Given request ▸ Retype every line from the top of the entries down to the one with "plt.rcParams['mathtext.it'] = 'Liberation", both included, and skip the pictures.

*** Data for this exercise ***

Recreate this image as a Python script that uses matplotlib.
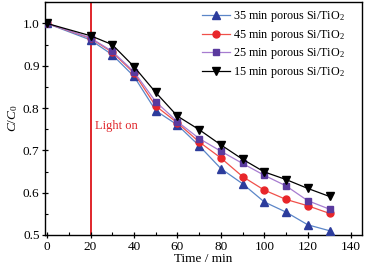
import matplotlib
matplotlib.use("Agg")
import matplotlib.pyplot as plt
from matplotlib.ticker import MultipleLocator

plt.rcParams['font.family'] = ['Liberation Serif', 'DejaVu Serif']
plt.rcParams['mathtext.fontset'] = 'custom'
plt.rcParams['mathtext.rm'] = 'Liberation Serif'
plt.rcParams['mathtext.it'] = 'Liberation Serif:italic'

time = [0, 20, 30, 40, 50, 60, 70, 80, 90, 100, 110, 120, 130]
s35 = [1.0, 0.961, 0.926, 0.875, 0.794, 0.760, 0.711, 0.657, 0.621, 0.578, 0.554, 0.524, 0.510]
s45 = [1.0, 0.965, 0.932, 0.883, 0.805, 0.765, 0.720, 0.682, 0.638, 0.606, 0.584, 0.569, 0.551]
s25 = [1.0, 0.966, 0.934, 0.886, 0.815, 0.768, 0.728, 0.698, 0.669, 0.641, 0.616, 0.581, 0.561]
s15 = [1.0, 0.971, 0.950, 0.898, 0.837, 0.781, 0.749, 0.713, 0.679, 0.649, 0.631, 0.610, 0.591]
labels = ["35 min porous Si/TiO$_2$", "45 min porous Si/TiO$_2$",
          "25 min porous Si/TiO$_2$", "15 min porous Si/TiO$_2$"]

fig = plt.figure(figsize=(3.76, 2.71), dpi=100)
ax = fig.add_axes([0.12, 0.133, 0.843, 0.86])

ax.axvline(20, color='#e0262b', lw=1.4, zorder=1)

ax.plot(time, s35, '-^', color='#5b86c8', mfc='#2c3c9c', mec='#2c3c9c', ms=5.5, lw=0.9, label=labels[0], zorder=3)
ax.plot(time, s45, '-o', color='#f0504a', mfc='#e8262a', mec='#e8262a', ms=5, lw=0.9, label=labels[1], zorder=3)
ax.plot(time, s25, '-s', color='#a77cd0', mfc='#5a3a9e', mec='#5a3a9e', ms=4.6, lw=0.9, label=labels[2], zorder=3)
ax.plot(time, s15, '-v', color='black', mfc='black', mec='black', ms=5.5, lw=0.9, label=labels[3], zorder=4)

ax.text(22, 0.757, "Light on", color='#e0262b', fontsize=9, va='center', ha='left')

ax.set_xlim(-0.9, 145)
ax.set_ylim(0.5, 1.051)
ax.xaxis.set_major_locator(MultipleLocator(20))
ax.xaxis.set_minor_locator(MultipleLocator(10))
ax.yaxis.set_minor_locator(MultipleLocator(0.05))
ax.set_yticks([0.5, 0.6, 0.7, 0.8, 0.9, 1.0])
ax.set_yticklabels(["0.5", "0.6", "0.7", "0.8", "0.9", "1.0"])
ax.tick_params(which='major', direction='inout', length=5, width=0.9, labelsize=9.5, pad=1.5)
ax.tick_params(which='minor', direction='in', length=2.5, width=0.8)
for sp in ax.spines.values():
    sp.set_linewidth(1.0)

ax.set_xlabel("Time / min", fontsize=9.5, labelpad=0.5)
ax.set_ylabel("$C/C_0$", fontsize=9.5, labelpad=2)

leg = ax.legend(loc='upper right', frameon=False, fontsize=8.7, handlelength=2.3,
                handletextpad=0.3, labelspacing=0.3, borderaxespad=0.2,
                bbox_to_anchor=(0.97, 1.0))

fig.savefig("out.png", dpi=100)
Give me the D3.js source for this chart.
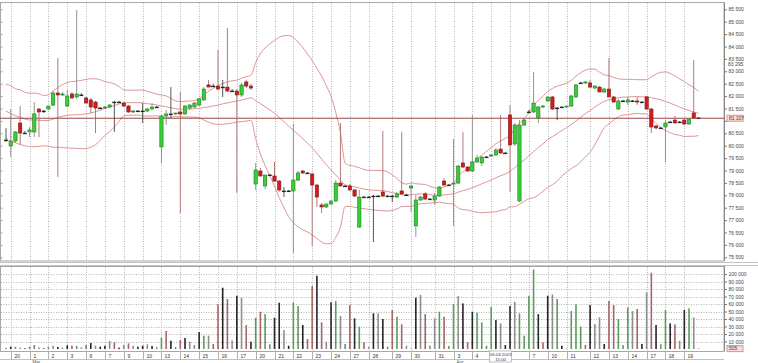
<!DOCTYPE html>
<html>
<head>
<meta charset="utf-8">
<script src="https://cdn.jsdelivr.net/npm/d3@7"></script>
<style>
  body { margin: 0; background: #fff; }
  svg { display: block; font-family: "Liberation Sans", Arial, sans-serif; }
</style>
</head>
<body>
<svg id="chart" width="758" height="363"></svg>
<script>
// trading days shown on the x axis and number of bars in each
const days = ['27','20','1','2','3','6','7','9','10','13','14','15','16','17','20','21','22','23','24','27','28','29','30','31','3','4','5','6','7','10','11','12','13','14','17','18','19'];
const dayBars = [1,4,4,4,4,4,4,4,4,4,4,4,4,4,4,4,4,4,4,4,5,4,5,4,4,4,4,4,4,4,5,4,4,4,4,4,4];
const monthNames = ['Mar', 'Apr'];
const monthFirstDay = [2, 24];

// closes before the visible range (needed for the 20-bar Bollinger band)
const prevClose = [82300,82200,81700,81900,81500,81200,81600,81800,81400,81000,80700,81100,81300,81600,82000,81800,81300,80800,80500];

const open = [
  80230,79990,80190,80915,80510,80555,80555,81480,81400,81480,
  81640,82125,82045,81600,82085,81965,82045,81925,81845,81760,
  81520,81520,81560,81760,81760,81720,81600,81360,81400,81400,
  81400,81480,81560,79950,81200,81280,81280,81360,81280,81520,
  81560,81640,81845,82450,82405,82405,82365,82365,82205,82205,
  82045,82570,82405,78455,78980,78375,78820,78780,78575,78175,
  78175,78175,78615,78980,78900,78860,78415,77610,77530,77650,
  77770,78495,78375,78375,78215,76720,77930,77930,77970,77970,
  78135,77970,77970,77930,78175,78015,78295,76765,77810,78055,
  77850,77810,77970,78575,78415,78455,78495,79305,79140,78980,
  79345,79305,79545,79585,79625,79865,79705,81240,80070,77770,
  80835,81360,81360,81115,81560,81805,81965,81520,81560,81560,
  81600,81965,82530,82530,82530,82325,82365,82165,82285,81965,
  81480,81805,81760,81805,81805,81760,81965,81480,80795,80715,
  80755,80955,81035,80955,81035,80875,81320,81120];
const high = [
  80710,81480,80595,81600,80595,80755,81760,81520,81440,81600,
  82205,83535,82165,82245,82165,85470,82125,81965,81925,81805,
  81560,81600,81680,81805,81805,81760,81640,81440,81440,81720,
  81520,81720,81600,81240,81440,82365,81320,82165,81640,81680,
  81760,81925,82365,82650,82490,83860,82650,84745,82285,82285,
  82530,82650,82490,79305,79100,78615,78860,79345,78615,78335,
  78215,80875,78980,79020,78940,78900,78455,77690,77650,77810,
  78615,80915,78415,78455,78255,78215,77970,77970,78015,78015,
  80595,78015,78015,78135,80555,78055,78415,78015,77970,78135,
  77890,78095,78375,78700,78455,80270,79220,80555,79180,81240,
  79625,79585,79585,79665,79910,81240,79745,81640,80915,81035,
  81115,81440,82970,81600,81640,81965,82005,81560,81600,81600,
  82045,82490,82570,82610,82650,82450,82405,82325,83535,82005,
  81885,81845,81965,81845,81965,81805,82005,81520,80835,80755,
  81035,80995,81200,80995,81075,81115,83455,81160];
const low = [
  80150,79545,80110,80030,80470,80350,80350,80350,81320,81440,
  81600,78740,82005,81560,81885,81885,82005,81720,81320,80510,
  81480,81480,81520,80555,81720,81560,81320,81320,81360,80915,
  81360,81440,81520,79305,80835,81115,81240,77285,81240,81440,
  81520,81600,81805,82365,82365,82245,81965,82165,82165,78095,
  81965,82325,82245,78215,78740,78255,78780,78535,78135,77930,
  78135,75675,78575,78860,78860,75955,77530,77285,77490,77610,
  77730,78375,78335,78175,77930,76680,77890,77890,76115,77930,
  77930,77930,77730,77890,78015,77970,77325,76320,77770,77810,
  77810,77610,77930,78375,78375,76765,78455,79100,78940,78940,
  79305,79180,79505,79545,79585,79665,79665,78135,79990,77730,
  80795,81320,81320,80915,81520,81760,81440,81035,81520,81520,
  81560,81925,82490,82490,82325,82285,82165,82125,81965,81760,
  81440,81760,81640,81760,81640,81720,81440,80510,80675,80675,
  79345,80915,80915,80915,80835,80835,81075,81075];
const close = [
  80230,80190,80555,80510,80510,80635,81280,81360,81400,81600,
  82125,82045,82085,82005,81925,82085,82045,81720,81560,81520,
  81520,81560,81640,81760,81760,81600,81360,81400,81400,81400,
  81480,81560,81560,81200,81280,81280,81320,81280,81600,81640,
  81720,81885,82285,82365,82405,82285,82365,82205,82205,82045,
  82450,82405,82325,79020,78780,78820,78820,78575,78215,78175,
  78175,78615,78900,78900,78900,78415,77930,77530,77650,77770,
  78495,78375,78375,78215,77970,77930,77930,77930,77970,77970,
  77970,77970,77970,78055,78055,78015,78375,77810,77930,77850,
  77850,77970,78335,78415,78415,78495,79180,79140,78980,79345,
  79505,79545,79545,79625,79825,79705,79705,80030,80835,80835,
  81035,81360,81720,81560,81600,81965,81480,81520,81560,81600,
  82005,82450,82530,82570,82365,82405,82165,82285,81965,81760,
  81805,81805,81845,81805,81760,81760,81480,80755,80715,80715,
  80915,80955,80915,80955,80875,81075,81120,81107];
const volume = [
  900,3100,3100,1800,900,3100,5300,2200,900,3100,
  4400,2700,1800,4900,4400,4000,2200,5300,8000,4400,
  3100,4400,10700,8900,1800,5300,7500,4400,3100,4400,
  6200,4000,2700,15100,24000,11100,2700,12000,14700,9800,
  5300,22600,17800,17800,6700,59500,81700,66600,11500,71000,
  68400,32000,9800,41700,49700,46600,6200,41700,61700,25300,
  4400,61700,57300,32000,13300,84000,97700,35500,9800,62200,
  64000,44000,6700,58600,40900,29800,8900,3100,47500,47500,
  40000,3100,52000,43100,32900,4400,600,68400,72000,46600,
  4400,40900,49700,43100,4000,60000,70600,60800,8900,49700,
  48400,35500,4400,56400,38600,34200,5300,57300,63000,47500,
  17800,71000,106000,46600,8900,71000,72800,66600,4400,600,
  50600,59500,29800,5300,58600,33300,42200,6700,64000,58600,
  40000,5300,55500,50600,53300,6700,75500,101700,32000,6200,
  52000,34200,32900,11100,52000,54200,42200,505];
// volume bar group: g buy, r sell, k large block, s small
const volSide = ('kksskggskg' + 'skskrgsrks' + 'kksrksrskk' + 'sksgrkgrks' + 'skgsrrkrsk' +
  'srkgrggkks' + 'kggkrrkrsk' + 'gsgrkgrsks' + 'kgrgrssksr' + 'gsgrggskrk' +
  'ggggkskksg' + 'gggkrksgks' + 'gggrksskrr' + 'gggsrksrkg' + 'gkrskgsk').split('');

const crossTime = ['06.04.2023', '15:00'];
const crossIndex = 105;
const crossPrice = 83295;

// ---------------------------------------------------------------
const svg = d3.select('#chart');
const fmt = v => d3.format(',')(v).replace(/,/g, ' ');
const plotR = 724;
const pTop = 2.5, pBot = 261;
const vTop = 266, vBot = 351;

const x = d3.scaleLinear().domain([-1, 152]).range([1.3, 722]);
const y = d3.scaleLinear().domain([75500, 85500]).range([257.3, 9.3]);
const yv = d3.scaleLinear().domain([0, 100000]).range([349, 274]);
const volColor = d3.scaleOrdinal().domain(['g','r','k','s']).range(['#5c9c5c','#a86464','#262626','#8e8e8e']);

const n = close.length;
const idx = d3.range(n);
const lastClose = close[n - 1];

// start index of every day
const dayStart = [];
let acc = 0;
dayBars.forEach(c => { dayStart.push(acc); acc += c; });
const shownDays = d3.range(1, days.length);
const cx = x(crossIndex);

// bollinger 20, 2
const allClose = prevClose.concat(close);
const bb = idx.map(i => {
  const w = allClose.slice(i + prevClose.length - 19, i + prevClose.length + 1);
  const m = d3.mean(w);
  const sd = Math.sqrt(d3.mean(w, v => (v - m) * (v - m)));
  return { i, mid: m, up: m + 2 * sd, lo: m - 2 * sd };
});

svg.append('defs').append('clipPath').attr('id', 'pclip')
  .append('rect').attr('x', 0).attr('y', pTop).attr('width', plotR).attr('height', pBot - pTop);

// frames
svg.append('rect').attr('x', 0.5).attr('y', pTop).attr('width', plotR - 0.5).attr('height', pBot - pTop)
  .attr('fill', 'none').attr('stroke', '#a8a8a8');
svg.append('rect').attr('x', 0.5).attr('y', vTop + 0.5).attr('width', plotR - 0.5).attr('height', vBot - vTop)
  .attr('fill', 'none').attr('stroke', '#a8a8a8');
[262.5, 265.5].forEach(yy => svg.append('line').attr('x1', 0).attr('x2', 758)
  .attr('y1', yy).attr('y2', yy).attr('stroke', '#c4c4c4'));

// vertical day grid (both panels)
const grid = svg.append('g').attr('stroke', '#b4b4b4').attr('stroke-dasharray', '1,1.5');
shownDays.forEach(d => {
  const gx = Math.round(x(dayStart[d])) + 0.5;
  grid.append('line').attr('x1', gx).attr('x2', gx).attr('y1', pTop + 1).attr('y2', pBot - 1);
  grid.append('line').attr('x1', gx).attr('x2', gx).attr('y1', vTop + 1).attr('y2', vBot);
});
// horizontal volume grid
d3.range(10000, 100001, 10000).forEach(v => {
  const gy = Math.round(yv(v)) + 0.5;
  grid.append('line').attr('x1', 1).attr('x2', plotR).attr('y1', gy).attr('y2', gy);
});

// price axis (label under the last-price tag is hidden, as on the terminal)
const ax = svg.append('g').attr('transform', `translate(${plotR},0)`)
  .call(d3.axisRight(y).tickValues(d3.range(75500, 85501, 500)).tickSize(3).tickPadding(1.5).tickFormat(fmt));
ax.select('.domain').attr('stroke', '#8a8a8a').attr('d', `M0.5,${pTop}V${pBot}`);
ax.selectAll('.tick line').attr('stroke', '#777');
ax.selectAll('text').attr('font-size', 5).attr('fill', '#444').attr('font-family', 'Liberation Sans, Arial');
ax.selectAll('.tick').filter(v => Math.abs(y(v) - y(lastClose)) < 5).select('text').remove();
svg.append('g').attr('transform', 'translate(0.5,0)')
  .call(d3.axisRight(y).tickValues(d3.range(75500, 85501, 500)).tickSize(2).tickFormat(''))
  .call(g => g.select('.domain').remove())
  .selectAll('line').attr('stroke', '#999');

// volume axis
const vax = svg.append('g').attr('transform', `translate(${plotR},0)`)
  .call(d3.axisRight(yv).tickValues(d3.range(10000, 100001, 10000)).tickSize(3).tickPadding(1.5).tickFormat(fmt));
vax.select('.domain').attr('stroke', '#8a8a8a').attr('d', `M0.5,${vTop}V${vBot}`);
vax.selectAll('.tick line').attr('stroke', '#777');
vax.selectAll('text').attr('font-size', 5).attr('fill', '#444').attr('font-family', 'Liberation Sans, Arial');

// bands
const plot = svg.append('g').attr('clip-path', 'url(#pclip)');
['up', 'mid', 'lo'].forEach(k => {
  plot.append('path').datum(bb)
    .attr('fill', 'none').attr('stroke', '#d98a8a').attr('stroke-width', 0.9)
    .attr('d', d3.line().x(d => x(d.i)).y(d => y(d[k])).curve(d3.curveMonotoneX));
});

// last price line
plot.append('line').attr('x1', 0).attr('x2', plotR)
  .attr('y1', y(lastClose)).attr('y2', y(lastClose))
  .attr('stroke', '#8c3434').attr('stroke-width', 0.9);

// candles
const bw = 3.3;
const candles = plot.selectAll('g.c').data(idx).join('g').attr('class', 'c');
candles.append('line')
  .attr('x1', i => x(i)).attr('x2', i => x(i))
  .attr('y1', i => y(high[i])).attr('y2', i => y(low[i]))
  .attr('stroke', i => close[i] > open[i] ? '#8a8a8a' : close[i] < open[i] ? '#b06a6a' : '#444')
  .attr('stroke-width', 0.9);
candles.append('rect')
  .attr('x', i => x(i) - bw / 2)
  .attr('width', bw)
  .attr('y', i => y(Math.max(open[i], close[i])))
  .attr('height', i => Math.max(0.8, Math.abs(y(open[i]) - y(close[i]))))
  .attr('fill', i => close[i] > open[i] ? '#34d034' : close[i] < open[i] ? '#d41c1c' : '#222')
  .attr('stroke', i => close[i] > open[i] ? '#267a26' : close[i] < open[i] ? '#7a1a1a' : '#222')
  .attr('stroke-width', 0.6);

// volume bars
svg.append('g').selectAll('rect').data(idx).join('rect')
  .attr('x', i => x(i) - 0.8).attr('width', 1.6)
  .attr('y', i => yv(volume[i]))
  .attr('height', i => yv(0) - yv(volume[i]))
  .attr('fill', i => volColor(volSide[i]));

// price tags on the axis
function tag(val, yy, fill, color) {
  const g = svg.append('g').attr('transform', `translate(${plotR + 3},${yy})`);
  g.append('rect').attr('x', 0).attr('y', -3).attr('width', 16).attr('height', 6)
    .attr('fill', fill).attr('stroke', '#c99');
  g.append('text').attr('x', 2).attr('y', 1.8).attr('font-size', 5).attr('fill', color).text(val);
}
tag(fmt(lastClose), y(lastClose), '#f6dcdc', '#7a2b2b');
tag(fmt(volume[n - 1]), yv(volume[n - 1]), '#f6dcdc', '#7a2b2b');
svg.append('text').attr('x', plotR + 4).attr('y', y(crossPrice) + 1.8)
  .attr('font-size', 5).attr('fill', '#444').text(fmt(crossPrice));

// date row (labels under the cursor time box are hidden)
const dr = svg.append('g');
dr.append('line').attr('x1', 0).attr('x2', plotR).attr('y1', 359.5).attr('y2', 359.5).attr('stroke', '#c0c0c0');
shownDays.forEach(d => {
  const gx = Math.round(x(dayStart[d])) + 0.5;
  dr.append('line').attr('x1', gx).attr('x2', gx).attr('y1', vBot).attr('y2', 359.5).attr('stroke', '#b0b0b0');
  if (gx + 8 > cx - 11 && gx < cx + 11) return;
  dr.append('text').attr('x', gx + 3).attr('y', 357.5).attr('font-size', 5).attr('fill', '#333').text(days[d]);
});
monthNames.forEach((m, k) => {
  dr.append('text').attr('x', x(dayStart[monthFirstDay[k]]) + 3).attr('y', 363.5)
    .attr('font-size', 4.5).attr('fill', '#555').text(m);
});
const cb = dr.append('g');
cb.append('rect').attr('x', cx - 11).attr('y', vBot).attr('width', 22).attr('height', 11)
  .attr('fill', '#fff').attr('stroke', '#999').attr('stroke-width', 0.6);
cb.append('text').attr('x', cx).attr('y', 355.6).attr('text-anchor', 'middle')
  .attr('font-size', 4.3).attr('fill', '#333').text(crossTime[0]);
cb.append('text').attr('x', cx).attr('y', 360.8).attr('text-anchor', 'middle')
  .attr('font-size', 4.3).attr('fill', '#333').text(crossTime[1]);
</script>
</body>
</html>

***

Answer to the problem ▸
Recreate this image as a Python script that uses matplotlib.
import matplotlib
matplotlib.use("Agg")
import matplotlib.pyplot as plt
from matplotlib.ticker import MultipleLocator

plt.rcParams['font.family'] = ['Liberation Serif', 'DejaVu Serif']
plt.rcParams['mathtext.fontset'] = 'custom'
plt.rcParams['mathtext.rm'] = 'Liberation Serif'
plt.rcParams['mathtext.it'] = 'Liberation Serif:italic'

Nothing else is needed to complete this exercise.